I have an imbalanced classification problem and I am using make_pipeline
from imblearn
So the steps are the following:
kf = StratifiedKFold(n_splits=10, random_state=42, shuffle=True)
params = {
'max_depth': [2,3,5],
# 'max_features':['auto', 'sqrt', 'log2'],
# 'min_samples_leaf': [5,10,20,50,100,200,300],
'n_estimators': [10,25,30,50]
# 'bootstrap': [True, False]
}
from imblearn.pipeline import make_pipeline
imba_pipeline = make_pipeline(SMOTE(random_state = 42), RobustScaler(), RandomForestClassifier(random_state=42))
imba_pipeline
out:Pipeline(steps=[('smote', SMOTE(random_state=42)),
('robustscaler', RobustScaler()),
('randomforestclassifier',
RandomForestClassifier(random_state=42))])
new_params = {'randomforestclassifier__' + key: params[key] for key in params}
grid_imba = GridSearchCV(imba_pipeline, param_grid=new_params, cv=kf, scoring='recall',
return_train_score=True, n_jobs=-1, verbose=2)
grid_imba.fit(X_train, y_train)
And everything is going ok and I am reaching to the end to by problem (i.e I can see the classification report)

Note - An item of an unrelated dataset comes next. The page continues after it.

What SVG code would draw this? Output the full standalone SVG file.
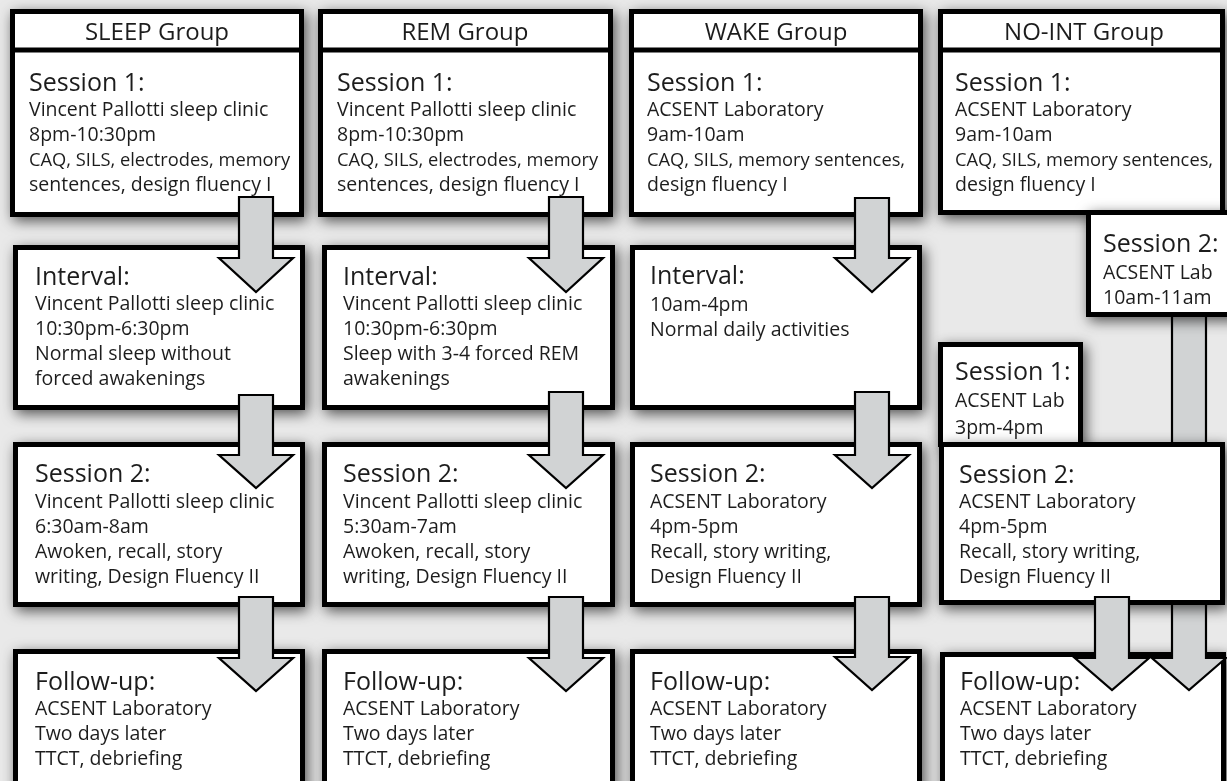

However when I am trying to see inside the black box with eli5
with eli.explain_weights(imba_pipeline)
I get back as error
TypeError: All intermediate steps should be transformers and implement fit and transform or be the string 'passthrough' 'SMOTE(random_state=42)' (type <class 'imblearn.over_sampling._smote.SMOTE'>) doesn't
I know that this Is a common problem and i have read the related questions but i am confused as the problem is occurred after the end of my classification procedure
Any suggestions?
Your pipeline has two fitted steps (+ the scaler): the SMOTE augmentation and the random forest. It looks like this is confusing the eli5 which wants to work with the assumptions that only the last layer is fitted. To get the weight explanation of the random forest you could try calling eli5
only on that layer of the pipeline with
from eli5 import explain_weights
explain_weights(imba_pipeline['randomforestclassifier'])
provided the pipeline is fitted, but in your code you were fitting the grid search so
explain_weights(grid_imba.best_estimator_['randomforestclassifier'])
would be more appropriate.